I ended the week by attending Montreal’s Remembrance Day service. I have always considered it very important to attend a Remembrance Day ceremony, or at least observe a moment of silence in honour of all those who have put their lives on the line for what we all value so much and so often take for granted. The majority of the years, it seems I have been on the ice for 11am and we have had to observe our moment of silence on the ice. But this year, with the 11th falling on a sunday, our day off, I was able to make it down to the service.

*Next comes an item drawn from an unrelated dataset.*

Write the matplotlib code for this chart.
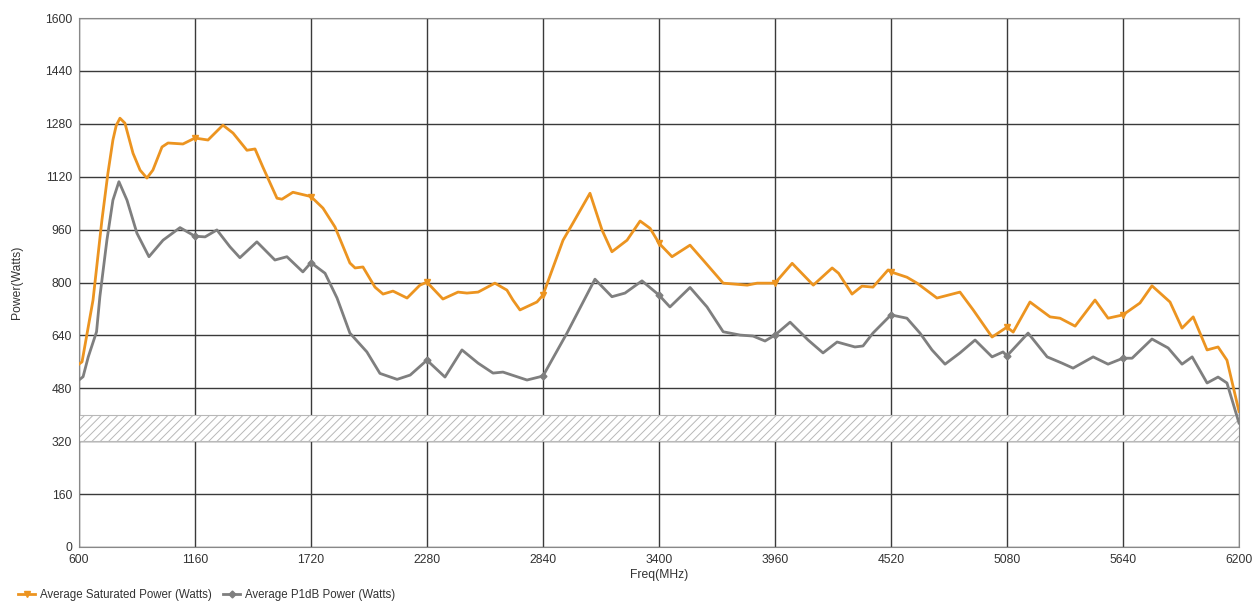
import numpy as np
import matplotlib
matplotlib.use('Agg')
import matplotlib.pyplot as plt

plt.rcParams['font.family'] = ['Liberation Sans', 'DejaVu Sans']

# Average Saturated Power (Watts)
sat_freq = [600, 615, 668, 711, 740, 764, 780, 798, 822, 861, 895, 928, 957, 1001, 1030, 1102,
            1160, 1223, 1295, 1344, 1411, 1450, 1488, 1556, 1580, 1633, 1720, 1778, 1836,
            1908, 1933, 1971, 2029, 2068, 2116, 2184, 2246, 2280, 2357, 2430, 2473, 2527,
            2608, 2666, 2695, 2729, 2811, 2840, 2937, 2985, 3067, 3125, 3173, 3246, 3309,
            3357, 3400, 3463, 3550, 3613, 3710, 3826, 3874, 3960, 4043, 4145, 4236, 4267,
            4332, 4380, 4433, 4506, 4520, 4597, 4646, 4742, 4853, 4917, 5008, 5080, 5110,
            5191, 5288, 5336, 5409, 5505, 5568, 5640, 5722, 5780, 5867, 5925, 5979, 6046,
            6099, 6142, 6200]
sat_power = [553, 560, 747, 989, 1131, 1231, 1275, 1297, 1282, 1191, 1140, 1116, 1140, 1210, 1222, 1219,
             1237, 1231, 1276, 1252, 1200, 1204, 1149, 1055, 1052, 1073, 1060, 1025, 968,
             859, 844, 847, 786, 765, 774, 753, 792, 801, 750, 771, 768, 771,
             798, 777, 747, 717, 741, 762, 928, 980, 1070, 959, 893, 928, 986,
             964, 919, 878, 913, 868, 798, 792, 798, 798, 858, 792, 844, 828,
             765, 789, 786, 838, 832, 816, 798, 753, 771, 717, 635, 665, 650,
             741, 696, 692, 668, 747, 692, 702, 738, 790, 741, 662, 696, 596,
             605, 565, 410]

# Average P1dB Power (Watts)
p1_freq = [600, 620, 645, 685, 701, 735, 764, 793, 832, 880, 938, 1006, 1088, 1160, 1209,
           1266, 1329, 1377, 1459, 1546, 1604, 1681, 1720, 1788, 1846, 1908, 1990, 2053,
           2136, 2199, 2280, 2367, 2449, 2527, 2599, 2647, 2763, 2840, 2956, 3091, 3173,
           3236, 3318, 3400, 3453, 3550, 3632, 3710, 3792, 3854, 3912, 3960, 4033, 4120,
           4192, 4260, 4346, 4385, 4433, 4520, 4597, 4660, 4718, 4781, 4853, 4926, 5008,
           5061, 5080, 5182, 5274, 5346, 5399, 5496, 5568, 5640, 5684, 5780, 5858, 5925,
           5974, 6046, 6099, 6142, 6200]
p1_power = [505, 515, 575, 651, 757, 928, 1049, 1105, 1049, 949, 878, 928, 966, 940, 938,
            959, 908, 875, 923, 868, 878, 832, 860, 828, 753, 647, 590, 525,
            507, 520, 565, 514, 596, 556, 526, 529, 505, 517, 647, 810, 757,
            768, 805, 762, 726, 785, 726, 651, 641, 638, 623, 641, 680, 626,
            587, 620, 605, 608, 647, 702, 692, 647, 596, 553, 587, 626, 575,
            590, 578, 647, 575, 556, 541, 575, 553, 571, 571, 629, 602, 553,
            575, 496, 514, 496, 375]

x_ticks = [600, 1160, 1720, 2280, 2840, 3400, 3960, 4520, 5080, 5640, 6200]
y_ticks = [0, 160, 320, 480, 640, 800, 960, 1120, 1280, 1440, 1600]
band_low, band_high = 320, 400

fig = plt.figure(figsize=(12.59, 6.01), dpi=100)
ax = fig.add_axes([0.0627, 0.0899, 0.9214, 0.8801])

plt.rcParams['hatch.color'] = '#a8a8a8'
plt.rcParams['hatch.linewidth'] = 0.7
ax.axhspan(band_low, band_high, facecolor='white', edgecolor='#b8b8b8',
           hatch='////', linewidth=0.8, zorder=1)

sat_marks = [i for i, f in enumerate(sat_freq) if f in x_ticks[1:-1]]
p1_marks = [i for i, f in enumerate(p1_freq) if f in x_ticks[1:-1]]

ax.plot(p1_freq, p1_power, color='#7f7f7f', lw=2, marker='D', ms=3.5,
        markevery=p1_marks, label='Average P1dB Power (Watts)', zorder=3)
ax.plot(sat_freq, sat_power, color='#ec9420', lw=2, marker='v', ms=5,
        markevery=sat_marks, label='Average Saturated Power (Watts)', zorder=4)

ax.set_xlim(600, 6200)
ax.set_ylim(0, 1600)
ax.set_xticks(x_ticks)
ax.set_yticks(y_ticks)
ax.grid(True, color='#3a3a3a', lw=1, zorder=0)
ax.set_axisbelow(True)
for s in ax.spines.values():
    s.set_color('#888888')
ax.tick_params(length=0, labelsize=8.7, colors='#333333', pad=5)
ax.set_xlabel('Freq(MHz)', fontsize=8.7, color='#333333', labelpad=2)
ax.set_ylabel('Power(Watts)', fontsize=8.7, color='#333333', labelpad=16)

h, l = ax.get_legend_handles_labels()
fig.legend(h[::-1], l[::-1], loc='lower left', bbox_to_anchor=(0.006, -0.018), ncol=2,
           frameon=False, fontsize=8.3, handlelength=1.5, handletextpad=0.4,
           columnspacing=1.0, labelcolor='#333333')

fig.savefig('out.png', dpi=100)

While it is obviously very important to continue to remember our veterans, especially as we continue to lose veterans of wars past to father time each and every year, I had a new realization this year. While I have attended Remembrance Day ceremonies in both Yellowknife and Calgary, I have never attended one with a real, live, 21 gun salute. The spot we were standing at was maybe 50m away from the artillery pieces that were performing the salute and it gave me a new perspective on war that I had not, and hope not, to experience. The shear noise, violence and concussion of a shell being fired was something to experience. The whole crowd jumped each time, kids were crying and many were seen covering their ears. And this was only from a blank shell being fired. No explosion of the shell, no damage, no fire, no death. I can only imagine what an hours long barrage feels like going off and the damage and fear it rains down on those on the receiving end. It was a true eye opener for me, and not having to experience this in my life is just one more reason on top of many to be thankful for those that have served our country.